With inflation eroding real property returns in Türkiye and domestic mortgage access remaining constrained, Turkish investors are once again directing capital toward the London market. The long-term depreciation of the lira has turned London property into both a wealth preservation asset and a source of hard-currency rental income for Turkish buyers over the past two decades. Proximate Investment, advising clients from offices in London and Ankara, notes that today's enquiries reflect a more informed investor base increasingly focused on multi-market portfolio diversification.
PROPERTY INVESTMENT | SECTOR NEWS
As inflation and currency volatility persist at home, Turkish investors are once again turning their attention to the London property market, and advisors say the trend shows no sign of slowing.
Türkiye's residential market closed 2025 on a high note in volume terms, with national statistics showing 1.76 million homes changing hands over the year. Yet figures from the Central Bank's Residential Property Price Index tell a more complicated story: nominal price growth has continued to lag behind inflation, leaving real returns in negative territory. For investors looking to preserve capital, that backdrop is once again steering attention toward foreign-currency markets seen as more predictable, and London remains the destination Turkish investors have long regarded as a safe haven.
Research published by London-based estate agencies shows that average London house prices have risen by roughly 117% in sterling terms over the past two decades, a figure that translates into a far larger gain once converted into lira. Since 2020, the average annual movement in the pound-to-lira exchange rate has run at around 36%, while sterling-denominated London price growth has averaged just 1.2% a year, underlining how much the currency effect, rather than the underlying property market, has driven returns for Turkish buyers.
Industry voices note that the effect extends to rental income as well as capital value. Based on a typical 5% yield, the lira value of annual rental income from an average London property has climbed substantially over the same period, reinforcing the view of sterling assets as both a store of value and a source of hard-currency income for Turkish investors.
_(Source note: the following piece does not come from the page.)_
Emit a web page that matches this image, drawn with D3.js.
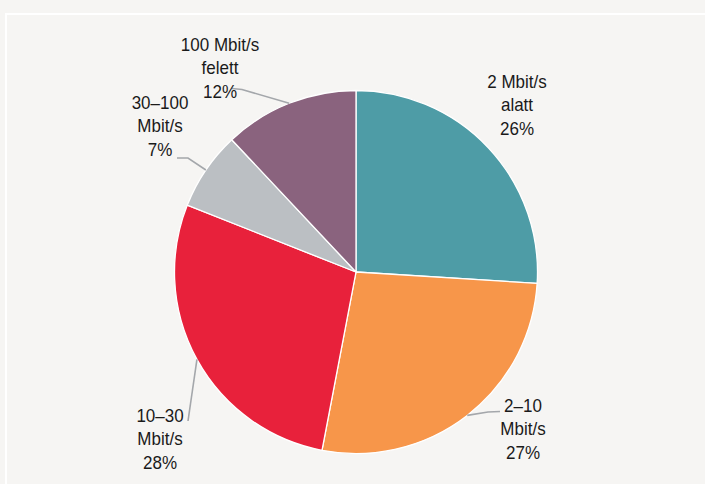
<!DOCTYPE html>
<html>
<head>
<meta charset="utf-8">
<script src="https://cdn.jsdelivr.net/npm/d3@7"></script>
<style>
  html, body { margin: 0; padding: 0; background: #f6f5f3; }
  svg { display: block; }
  .lbl { font-family: "Liberation Sans", Arial, sans-serif; font-size: 17px; fill: #1a1a1a; }
</style>
</head>
<body>
<div id="chart"></div>
<script>
// data
var categories = ["2 Mbit/s alatt", "2–10 Mbit/s", "10–30 Mbit/s", "30–100 Mbit/s", "100 Mbit/s felett"];
var values = [26, 27, 28, 7, 12];
var labelLines = [
  ["2 Mbit/s", "alatt", "26%"],
  ["2–10", "Mbit/s", "27%"],
  ["10–30", "Mbit/s", "28%"],
  ["30–100", "Mbit/s", "7%"],
  ["100 Mbit/s", "felett", "12%"]
];
var colors = ["#4e9ca6", "#f7964a", "#e8213b", "#bbbfc3", "#8a637e"];

// layout of labels: text centre x, first baseline y, leader polyline start (null = no leader)
var labelPos = [
  { x: 517, y: 88, lead: null },
  { x: 523, y: 412, lead: [[500, 411.5], [488, 412]] },
  { x: 160, y: 422, lead: [[188, 421]] },
  { x: 160, y: 109, lead: [[177, 158], [188, 158]] },
  { x: 220, y: 51, lead: [[232, 88.5], [242, 89.5]] }
];

var w = 705, h = 484;
var cx = 356, cy = 272, r = 181.5;
var lineH = 23.5;
var stretch = 1.1; // text in the original is a bit taller than plain Arial

var svg = d3.select("#chart")
  .append("svg")
  .attr("width", w)
  .attr("height", h);

// panel frame
svg.append("rect")
  .attr("x", 6)
  .attr("y", 14)
  .attr("width", w + 10)
  .attr("height", h + 10)
  .attr("fill", "#f6f5f3")
  .attr("stroke", "#ffffff")
  .attr("stroke-width", 2);

var pie = d3.pie().sort(null).value(function(d){ return d; });
var arcs = pie(values);

var arc = d3.arc().innerRadius(0).outerRadius(r);
var edge = d3.arc().innerRadius(r).outerRadius(r);

var g = svg.append("g")
  .attr("transform", "translate(" + cx + "," + cy + ")");

g.selectAll("path.slice")
  .data(arcs)
  .enter()
  .append("path")
  .attr("class", "slice")
  .attr("d", arc)
  .attr("fill", function(d, i){ return colors[i]; })
  .attr("stroke", "#ffffff")
  .attr("stroke-width", 1.3)
  .attr("stroke-linejoin", "round");

// leader lines
var line = d3.line();
arcs.forEach(function(d, i){
  var p = labelPos[i];
  if (!p.lead) return;
  var c = edge.centroid(d);
  var pts = p.lead.map(function(q){ return q; });
  pts.push([cx + c[0], cy + c[1]]);
  svg.append("path")
    .attr("d", line(pts))
    .attr("fill", "none")
    .attr("stroke", "#a4a7ab")
    .attr("stroke-width", 1.6);
});

// labels
labelLines.forEach(function(lines, i){
  var p = labelPos[i];
  var t = svg.append("text")
    .attr("class", "lbl")
    .attr("text-anchor", "middle")
    .attr("transform", "translate(" + p.x + "," + p.y + ") scale(1," + stretch + ")");
  lines.forEach(function(s, k){
    t.append("tspan")
      .attr("x", 0)
      .attr("y", k * lineH / stretch)
      .text(s);
  });
});
</script>
</body>
</html>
High policy rates and constrained mortgage access in Türkiye continue to make domestic buyers cautious, while relatively more accessible financing in developed markets such as the UK makes overseas property attractive to investors with foreign-currency income or a desire to diversify. Advisors say this shift is no longer confined to residential purchases: corporate relocation, commercial property and hotel investments are seeing similar interest from Turkish capital looking abroad.
Proximate Investment, an advisory firm operating from offices in London and Ankara, says recent enquiries reflect a more informed and comparison-driven client base than in previous years. Co-founder Kübra Nur Eroğlu notes that rising demand has come hand in hand with more complex legal and financial considerations.
“Investors today aren't just weighing price. They're looking at title security, tax exposure and financing terms together, and that makes the advisory process far more layered than it used to be.”
— Kübra Nur Eroğlu, Co-Founder, Proximate Investment
According to Eroğlu, most investors are no longer focused on a single city, but on building a portfolio spread across several markets, a shift that is raising the bar for the kind of multi-market expertise advisory firms are expected to provide.